• Given records:
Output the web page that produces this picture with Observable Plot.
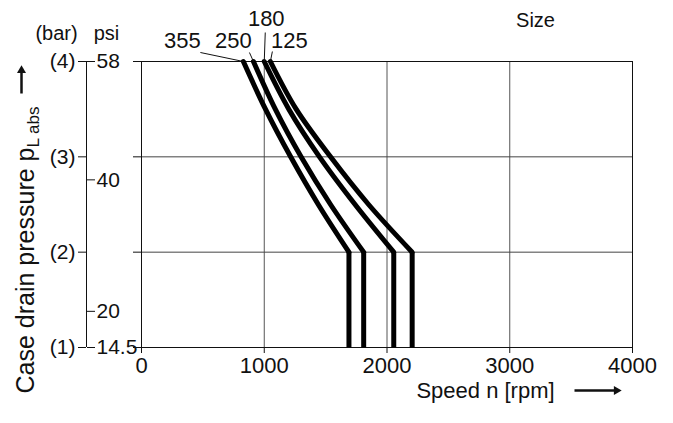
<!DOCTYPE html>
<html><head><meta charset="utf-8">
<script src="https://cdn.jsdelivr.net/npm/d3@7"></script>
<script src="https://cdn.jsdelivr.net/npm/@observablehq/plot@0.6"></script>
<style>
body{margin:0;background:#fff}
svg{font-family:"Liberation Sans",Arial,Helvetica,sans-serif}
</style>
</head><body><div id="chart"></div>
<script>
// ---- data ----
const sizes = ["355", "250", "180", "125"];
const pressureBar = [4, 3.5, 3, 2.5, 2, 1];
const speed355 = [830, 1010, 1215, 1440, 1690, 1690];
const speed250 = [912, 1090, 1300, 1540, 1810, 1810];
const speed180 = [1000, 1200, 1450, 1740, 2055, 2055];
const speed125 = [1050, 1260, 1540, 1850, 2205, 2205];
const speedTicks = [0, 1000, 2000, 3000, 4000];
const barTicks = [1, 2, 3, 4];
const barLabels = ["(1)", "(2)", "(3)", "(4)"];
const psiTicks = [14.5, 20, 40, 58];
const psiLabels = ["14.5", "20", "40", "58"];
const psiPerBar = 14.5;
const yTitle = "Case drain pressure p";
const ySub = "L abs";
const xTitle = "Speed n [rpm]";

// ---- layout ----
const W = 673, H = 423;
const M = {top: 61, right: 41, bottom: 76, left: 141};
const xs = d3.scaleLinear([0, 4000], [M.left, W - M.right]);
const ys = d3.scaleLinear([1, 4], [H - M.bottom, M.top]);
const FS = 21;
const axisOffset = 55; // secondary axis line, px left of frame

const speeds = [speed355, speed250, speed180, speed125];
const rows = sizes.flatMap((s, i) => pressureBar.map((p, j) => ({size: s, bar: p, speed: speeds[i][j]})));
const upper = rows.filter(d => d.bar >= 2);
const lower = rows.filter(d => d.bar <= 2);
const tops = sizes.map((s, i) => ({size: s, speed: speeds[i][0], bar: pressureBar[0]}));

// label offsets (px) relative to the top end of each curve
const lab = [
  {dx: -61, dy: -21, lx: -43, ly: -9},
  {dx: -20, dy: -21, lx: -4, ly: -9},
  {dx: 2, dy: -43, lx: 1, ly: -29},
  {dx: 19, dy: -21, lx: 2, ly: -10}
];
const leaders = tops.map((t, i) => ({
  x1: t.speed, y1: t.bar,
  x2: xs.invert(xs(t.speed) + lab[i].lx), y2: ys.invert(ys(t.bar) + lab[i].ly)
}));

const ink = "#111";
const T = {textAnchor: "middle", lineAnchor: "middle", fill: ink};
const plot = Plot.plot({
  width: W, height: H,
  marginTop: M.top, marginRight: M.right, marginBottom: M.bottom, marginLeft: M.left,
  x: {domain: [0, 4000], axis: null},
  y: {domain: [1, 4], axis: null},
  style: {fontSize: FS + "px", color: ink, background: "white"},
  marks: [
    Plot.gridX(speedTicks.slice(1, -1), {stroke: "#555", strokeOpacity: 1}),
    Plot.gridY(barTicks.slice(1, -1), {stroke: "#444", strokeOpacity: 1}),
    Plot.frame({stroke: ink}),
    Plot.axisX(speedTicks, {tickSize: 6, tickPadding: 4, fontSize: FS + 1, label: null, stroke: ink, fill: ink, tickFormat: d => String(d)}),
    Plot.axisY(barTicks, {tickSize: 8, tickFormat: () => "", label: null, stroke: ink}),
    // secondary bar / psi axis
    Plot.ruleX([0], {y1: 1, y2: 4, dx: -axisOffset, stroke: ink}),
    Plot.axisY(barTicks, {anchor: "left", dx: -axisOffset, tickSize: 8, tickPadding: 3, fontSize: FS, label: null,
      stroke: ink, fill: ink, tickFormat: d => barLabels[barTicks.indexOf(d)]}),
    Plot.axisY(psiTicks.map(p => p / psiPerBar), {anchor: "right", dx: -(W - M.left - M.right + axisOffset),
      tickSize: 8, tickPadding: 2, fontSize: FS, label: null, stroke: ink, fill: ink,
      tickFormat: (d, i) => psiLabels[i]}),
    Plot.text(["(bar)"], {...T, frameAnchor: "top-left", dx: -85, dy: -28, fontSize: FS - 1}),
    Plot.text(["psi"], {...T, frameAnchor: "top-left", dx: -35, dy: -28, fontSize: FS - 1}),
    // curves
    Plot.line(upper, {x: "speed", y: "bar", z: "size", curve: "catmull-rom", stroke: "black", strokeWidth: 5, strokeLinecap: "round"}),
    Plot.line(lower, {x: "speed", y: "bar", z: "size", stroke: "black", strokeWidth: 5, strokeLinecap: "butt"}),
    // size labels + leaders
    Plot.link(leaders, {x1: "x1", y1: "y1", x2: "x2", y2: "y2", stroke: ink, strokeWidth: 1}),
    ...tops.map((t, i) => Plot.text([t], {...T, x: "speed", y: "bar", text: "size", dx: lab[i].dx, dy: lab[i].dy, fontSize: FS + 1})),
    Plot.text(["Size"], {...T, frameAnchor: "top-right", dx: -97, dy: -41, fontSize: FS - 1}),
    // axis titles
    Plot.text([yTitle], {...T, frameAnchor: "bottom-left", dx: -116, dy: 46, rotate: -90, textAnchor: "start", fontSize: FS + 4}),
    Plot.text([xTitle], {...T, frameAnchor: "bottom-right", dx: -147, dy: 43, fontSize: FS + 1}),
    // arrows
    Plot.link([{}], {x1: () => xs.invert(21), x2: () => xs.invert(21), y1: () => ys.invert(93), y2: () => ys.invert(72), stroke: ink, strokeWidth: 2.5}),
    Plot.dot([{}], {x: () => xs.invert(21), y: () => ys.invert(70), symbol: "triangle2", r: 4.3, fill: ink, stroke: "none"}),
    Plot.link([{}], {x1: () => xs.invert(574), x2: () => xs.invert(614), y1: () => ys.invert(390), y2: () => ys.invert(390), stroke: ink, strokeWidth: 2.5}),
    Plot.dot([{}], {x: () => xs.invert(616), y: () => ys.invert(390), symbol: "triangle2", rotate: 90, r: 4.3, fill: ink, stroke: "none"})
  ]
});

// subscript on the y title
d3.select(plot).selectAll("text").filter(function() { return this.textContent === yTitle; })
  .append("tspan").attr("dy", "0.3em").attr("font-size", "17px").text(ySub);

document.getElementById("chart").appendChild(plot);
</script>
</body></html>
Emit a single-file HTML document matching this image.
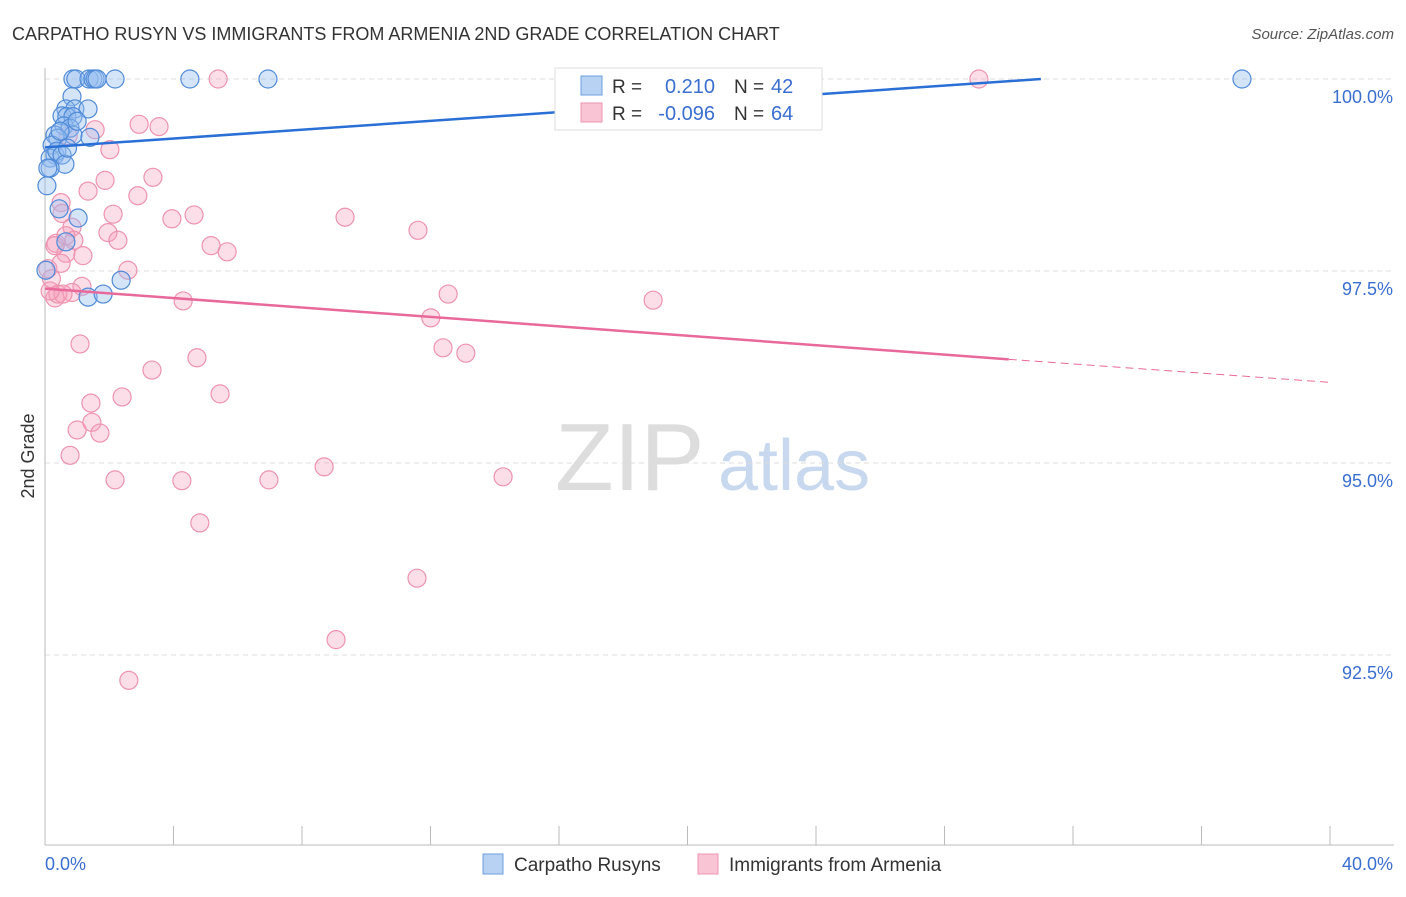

• Exercise: Skipping the pictures, transcribe each line above exactly as it appears.

• Response:
Output the web page that produces this picture with Observable Plot.
<!DOCTYPE html>
<html><head><meta charset="utf-8">
<script src="https://cdn.jsdelivr.net/npm/d3@7"></script>
<script src="https://cdn.jsdelivr.net/npm/@observablehq/plot@0.6"></script>
<style>
body{margin:0;background:#fff}
svg{font-family:"Liberation Sans",Arial,Helvetica,sans-serif}
</style>
</head><body><div id="chart"></div>
<script>
// ---- data ----
const sizes = ["355", "250", "180", "125"];
const pressureBar = [4, 3.5, 3, 2.5, 2, 1];
const speed355 = [830, 1010, 1215, 1440, 1690, 1690];
const speed250 = [912, 1090, 1300, 1540, 1810, 1810];
const speed180 = [1000, 1200, 1450, 1740, 2055, 2055];
const speed125 = [1050, 1260, 1540, 1850, 2205, 2205];
const speedTicks = [0, 1000, 2000, 3000, 4000];
const barTicks = [1, 2, 3, 4];
const barLabels = ["(1)", "(2)", "(3)", "(4)"];
const psiTicks = [14.5, 20, 40, 58];
const psiLabels = ["14.5", "20", "40", "58"];
const psiPerBar = 14.5;
const yTitle = "Case drain pressure p";
const ySub = "L abs";
const xTitle = "Speed n [rpm]";

// ---- layout ----
const W = 673, H = 423;
const M = {top: 61, right: 41, bottom: 76, left: 141};
const xs = d3.scaleLinear([0, 4000], [M.left, W - M.right]);
const ys = d3.scaleLinear([1, 4], [H - M.bottom, M.top]);
const FS = 21;
const axisOffset = 55; // secondary axis line, px left of frame

const speeds = [speed355, speed250, speed180, speed125];
const rows = sizes.flatMap((s, i) => pressureBar.map((p, j) => ({size: s, bar: p, speed: speeds[i][j]})));
const upper = rows.filter(d => d.bar >= 2);
const lower = rows.filter(d => d.bar <= 2);
const tops = sizes.map((s, i) => ({size: s, speed: speeds[i][0], bar: pressureBar[0]}));

// label offsets (px) relative to the top end of each curve
const lab = [
  {dx: -61, dy: -21, lx: -43, ly: -9},
  {dx: -20, dy: -21, lx: -4, ly: -9},
  {dx: 2, dy: -43, lx: 1, ly: -29},
  {dx: 19, dy: -21, lx: 2, ly: -10}
];
const leaders = tops.map((t, i) => ({
  x1: t.speed, y1: t.bar,
  x2: xs.invert(xs(t.speed) + lab[i].lx), y2: ys.invert(ys(t.bar) + lab[i].ly)
}));

const ink = "#111";
const T = {textAnchor: "middle", lineAnchor: "middle", fill: ink};
const plot = Plot.plot({
  width: W, height: H,
  marginTop: M.top, marginRight: M.right, marginBottom: M.bottom, marginLeft: M.left,
  x: {domain: [0, 4000], axis: null},
  y: {domain: [1, 4], axis: null},
  style: {fontSize: FS + "px", color: ink, background: "white"},
  marks: [
    Plot.gridX(speedTicks.slice(1, -1), {stroke: "#555", strokeOpacity: 1}),
    Plot.gridY(barTicks.slice(1, -1), {stroke: "#444", strokeOpacity: 1}),
    Plot.frame({stroke: ink}),
    Plot.axisX(speedTicks, {tickSize: 6, tickPadding: 4, fontSize: FS + 1, label: null, stroke: ink, fill: ink, tickFormat: d => String(d)}),
    Plot.axisY(barTicks, {tickSize: 8, tickFormat: () => "", label: null, stroke: ink}),
    // secondary bar / psi axis
    Plot.ruleX([0], {y1: 1, y2: 4, dx: -axisOffset, stroke: ink}),
    Plot.axisY(barTicks, {anchor: "left", dx: -axisOffset, tickSize: 8, tickPadding: 3, fontSize: FS, label: null,
      stroke: ink, fill: ink, tickFormat: d => barLabels[barTicks.indexOf(d)]}),
    Plot.axisY(psiTicks.map(p => p / psiPerBar), {anchor: "right", dx: -(W - M.left - M.right + axisOffset),
      tickSize: 8, tickPadding: 2, fontSize: FS, label: null, stroke: ink, fill: ink,
      tickFormat: (d, i) => psiLabels[i]}),
    Plot.text(["(bar)"], {...T, frameAnchor: "top-left", dx: -85, dy: -28, fontSize: FS - 1}),
    Plot.text(["psi"], {...T, frameAnchor: "top-left", dx: -35, dy: -28, fontSize: FS - 1}),
    // curves
    Plot.line(upper, {x: "speed", y: "bar", z: "size", curve: "catmull-rom", stroke: "black", strokeWidth: 5, strokeLinecap: "round"}),
    Plot.line(lower, {x: "speed", y: "bar", z: "size", stroke: "black", strokeWidth: 5, strokeLinecap: "butt"}),
    // size labels + leaders
    Plot.link(leaders, {x1: "x1", y1: "y1", x2: "x2", y2: "y2", stroke: ink, strokeWidth: 1}),
    ...tops.map((t, i) => Plot.text([t], {...T, x: "speed", y: "bar", text: "size", dx: lab[i].dx, dy: lab[i].dy, fontSize: FS + 1})),
    Plot.text(["Size"], {...T, frameAnchor: "top-right", dx: -97, dy: -41, fontSize: FS - 1}),
    // axis titles
    Plot.text([yTitle], {...T, frameAnchor: "bottom-left", dx: -116, dy: 46, rotate: -90, textAnchor: "start", fontSize: FS + 4}),
    Plot.text([xTitle], {...T, frameAnchor: "bottom-right", dx: -147, dy: 43, fontSize: FS + 1}),
    // arrows
    Plot.link([{}], {x1: () => xs.invert(21), x2: () => xs.invert(21), y1: () => ys.invert(93), y2: () => ys.invert(72), stroke: ink, strokeWidth: 2.5}),
    Plot.dot([{}], {x: () => xs.invert(21), y: () => ys.invert(70), symbol: "triangle2", r: 4.3, fill: ink, stroke: "none"}),
    Plot.link([{}], {x1: () => xs.invert(574), x2: () => xs.invert(614), y1: () => ys.invert(390), y2: () => ys.invert(390), stroke: ink, strokeWidth: 2.5}),
    Plot.dot([{}], {x: () => xs.invert(616), y: () => ys.invert(390), symbol: "triangle2", rotate: 90, r: 4.3, fill: ink, stroke: "none"})
  ]
});

// subscript on the y title
d3.select(plot).selectAll("text").filter(function() { return this.textContent === yTitle; })
  .append("tspan").attr("dy", "0.3em").attr("font-size", "17px").text(ySub);

document.getElementById("chart").appendChild(plot);
</script>
</body></html>
Emit a single-file HTML document matching this image.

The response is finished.